During my years covering Congress for the Wall Street Journal in the 1960s, the landmark Civil Rights Act of 1964 wouldn't have been enacted without bipartisan support. To get bipartisan support, the ranking Republican on the House Judiciary Committee, Rep. Bill McCulloch, had to convince the House Minority Leader Charles Halleck to agree to a compromise worked out with officials of the Kennedy Administration (in the fall of 1963). God forbid that their discussions could not have taken place.

Locally as well as nationally, meetings between the executive branch and a single legislator are exempt from any sunshine requirement. Thus, Mayor Victor Ashe can use his considerable persuasive powers, along with whatever other tools, to get City Council members to support, say, the authority to condemn the downtown Holiday Inn Select. Shouldn't opponents of condemnation, such as Councilman Carlene Malone should be able to do the same? All the more so considering she doesn't have all the same tools at her disposal (e.g. Ashe's reneging on his reappointment of Councilman Nick Pavlis to the Knox County tourist Commission after Pavlis opposed condemnation, only to replace this experienced hotel executive with a complete neophyte, Councilwoman Jean Teague).

Anyone who thinks that Council members don't almost always have their minds made up on issues prior to public meetings has another think coming. So their comments at the meetings are typically aimed at the public, not their colleagues, and deliberation is hardly the word for what takes place. That isn't as it should be, but it's a fact of life.

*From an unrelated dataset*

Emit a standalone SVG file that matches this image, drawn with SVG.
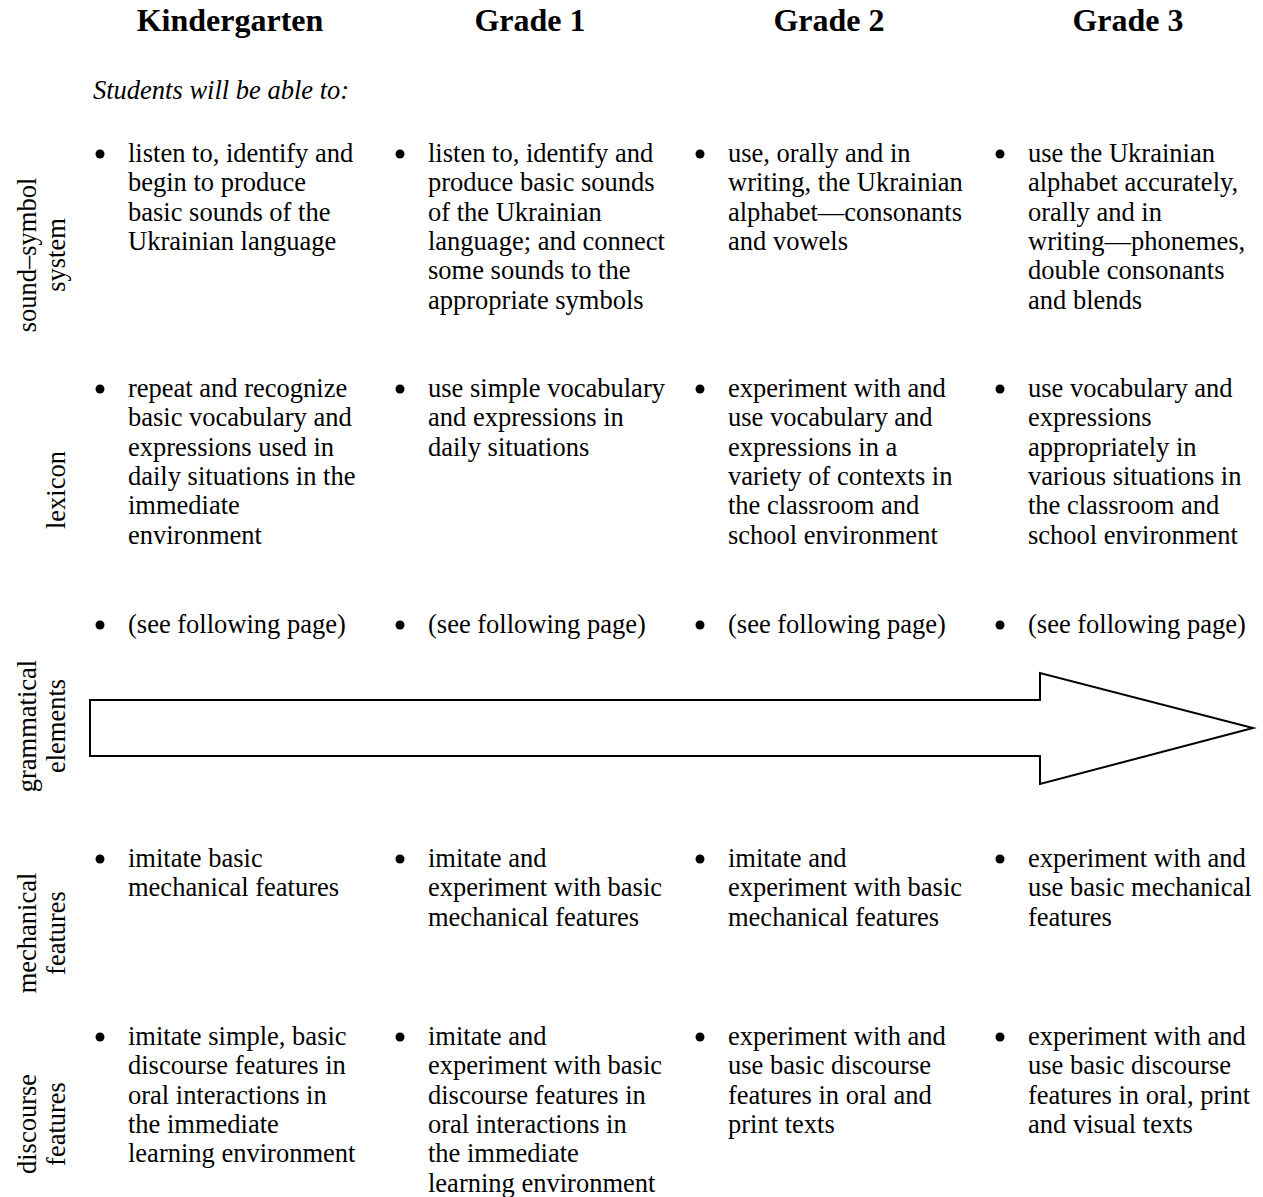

County Commission is a different sort of milieu, where things can be in flux. Based on soundings prior to commission's 1999 vote on a 55-cent property tax increase, Chairman Leo Cooper thought he had 12 supporting noses counted on that 19-member body. But during the course of the meeting three of them, Commissioners Mike Arms, Pat Medley and John Schmid, defected. If Cooper hadn't bearded Arms and prevailed on him to reconsider during a recess, the meeting would have ended in a deadlock with the county budget left in limbo. Was Cooper exercising legislative leadership or skirting the Open Meetings Law? I say the former.

The law defines meetings which must be open to the public as "the convening of a governing body of a public body for which a quorum is required in order to make a decision or deliberate toward a decision on any matter." However, it goes on to exempt "a chance meeting of two (2) or more members of a public body" with the stipulation that, "No such chance meetings, informal assemblages, or electronic communication shall be used to decide or deliberate public business in circumvention of the spirit or requirements of this [act]." That leaves it to the courts to decide what constitute "deliberations" in a host of circumstances.

Judge Gayden doesn't need to take on this host in order to reach the conclusion that entire committees and party caucuses of the Legislature were holding non-public meetings in violation of the act. A classic rule of law is that cases should be decided in the narrow, and it should be adhered to in this case.

The other question Gayden must decide is whether to invalidate the state budget that was approved illegally or simply enjoin the Legislature from future violations of the law. The act provides that, "Any action taken at a meeting in violation of this part shall be void and of no effect; provided that this nullification...shall not apply to any commitment, otherwise legal, affecting the public debt of the entity concerned."

This latter proviso may well spare the state from having its budget invalidated. And who do we have to thank for that? None other than then-Sen. Victor Ashe, who was instrumental in getting the proviso included in the 1974 act at the behest of municipal bond underwriters.